‘Home is not where you live, it’s where they understand you’ says Haseeb in a moment of philosophical reflection with his girlfriend, Ella. He’s a poet from North London, she’s an actor from Yorkshire. She drinks, he doesn’t, she celebrates Christmas in the countryside, he fasts and celebrates Eid in the city. There’s no doubt they love each other and, in a society, where inter-racial relationships are accepted on the surface, the difficulties they face are subtle at first.

Zia Ahmed’s sharply observed play slowly ramps up the pressure on the couple as the elephant in the room begins to grow. To clarify, this is not just a metaphor, but an actual elephant called Andre, who begins life as a tiny toy Ella kept after an obsession with India during a primary school project and grows into a huge beast they have to care for, eventually squeezing them out of their home.

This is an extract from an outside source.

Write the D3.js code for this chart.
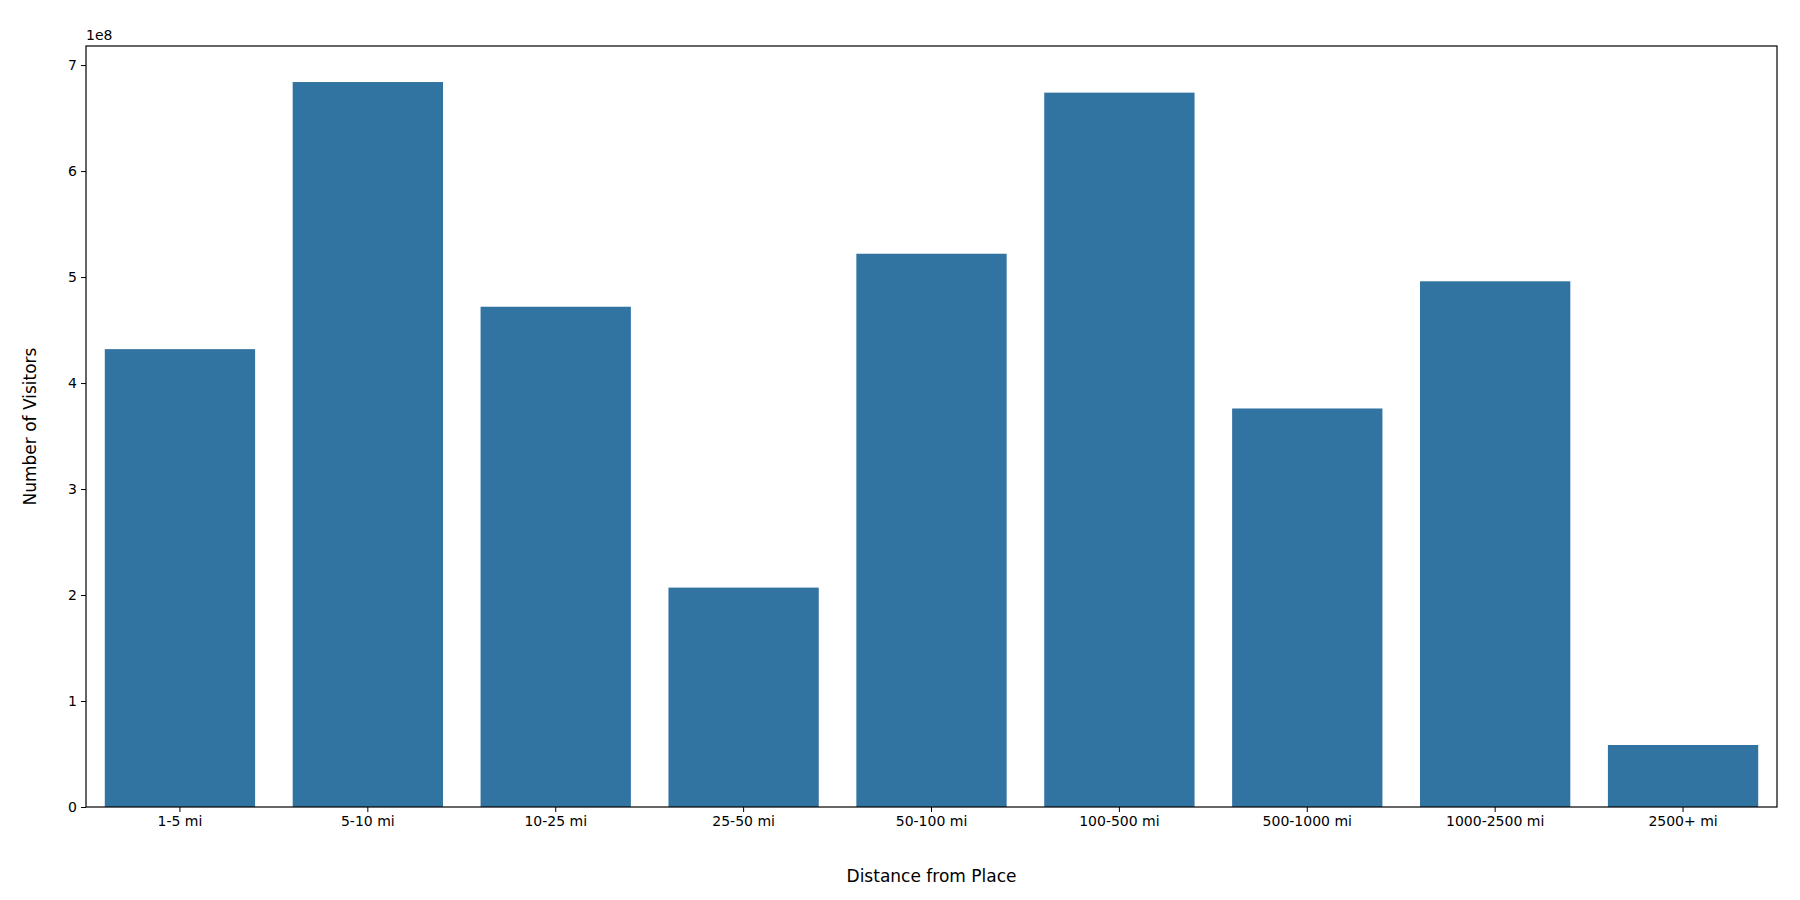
<!DOCTYPE html>
<html lang="en">
<head>
<meta charset="utf-8">
<script src="https://cdn.jsdelivr.net/npm/d3@7"></script>
<style>
  body { margin: 0; background: #fff; font-family: "DejaVu Sans", sans-serif; }
</style>
</head>
<body>
<svg id="chart" width="1800" height="900"></svg>
<script>
// distance buckets and visitor counts
var categories = ["1-5 mi", "5-10 mi", "10-25 mi", "25-50 mi", "50-100 mi",
                  "100-500 mi", "500-1000 mi", "1000-2500 mi", "2500+ mi"];
var visitors = [4.32e8, 6.84e8, 4.72e8, 2.07e8, 5.22e8, 6.74e8, 3.76e8, 4.96e8, 0.585e8];
var yTicks = [0, 1e8, 2e8, 3e8, 4e8, 5e8, 6e8, 7e8];

var m = {left: 86, right: 23, top: 46, bottom: 93};
var W = 1800, H = 900;
var svg = d3.select("#chart");
var g = svg.append("g").attr("transform", "translate(" + m.left + "," + m.top + ")");
var w = W - m.left - m.right, h = H - m.top - m.bottom;

var x = d3.scaleBand().domain(categories).range([0, w]).paddingInner(0.2).paddingOuter(0.1);
var y = d3.scaleLinear().domain([0, 7.18e8]).range([h, 0]);

g.selectAll("rect.bar").data(visitors).enter().append("rect")
  .attr("class", "bar")
  .attr("x", function(d, i) { return x(categories[i]); })
  .attr("width", x.bandwidth())
  .attr("y", function(d) { return y(d); })
  .attr("height", function(d) { return h - y(d); })
  .attr("fill", "#3274a1");

var xa = g.append("g").attr("transform", "translate(0," + h + ")")
  .call(d3.axisBottom(x).tickSize(5).tickPadding(4));
var ya = g.append("g")
  .call(d3.axisLeft(y).tickValues(yTicks).tickFormat(function(d) { return d / 1e8; }).tickSize(5).tickPadding(4));
[xa, ya].forEach(function(a) {
  a.selectAll("text").attr("font-size", 14).attr("fill", "#000").attr("font-family", "DejaVu Sans, sans-serif");
  a.select(".domain").remove();
  a.selectAll("line").attr("stroke", "#000");
});

g.append("rect").attr("width", w).attr("height", h)
  .attr("fill", "none").attr("stroke", "#000").attr("stroke-width", 1.2);

g.append("text").attr("x", 0).attr("y", -6).attr("font-size", 14).text("1e8");

svg.append("text").attr("x", m.left + w / 2).attr("y", H - 18)
  .attr("text-anchor", "middle").attr("font-size", 17).text("Distance from Place");
svg.append("text").attr("transform", "translate(36," + (m.top + h / 2) + ") rotate(-90)")
  .attr("text-anchor", "middle").attr("font-size", 17).text("Number of Visitors");
</script>
</body>
</html>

As families and friends become involved unconscious prejudices begin to surface and Haseeb’s internal battle to be true to himself yet be good to Ella threaten to overwhelm him.

Emily Stott and Ragevan Vasan give energetic and layered performances with plenty of humour and physicality to characterise the delight of first love between twenty somethings. Humour is equally powerfully employed to make serious points about the ‘unbearable whiteness’ of race and culture; ‘How do you get an all-white room in Peckham? Put on a theatre night.’ The actors don’t pause for the 1hr 20mins straight through, switching effortlessly between direct address where they narrate their story and intimate dialogue.

There are many fresh touches to the production but one of the most unexpected is the interpretation of the unassuming claim that, ‘The show is fully BSL integrated.’ That is an under-statement. It’s rare to such a creative integration of signing with a physical and emotional performance from Rachael Merry who becomes a third player in the production. She takes on multiple roles not only as translator, but inhabiting various silent characters in the cast, commenting on the action as if she were another member of the audience and physically representing the emotional world of the drama. A truly bold and imaginative approach to BSL integration in a play that feels truly of our time.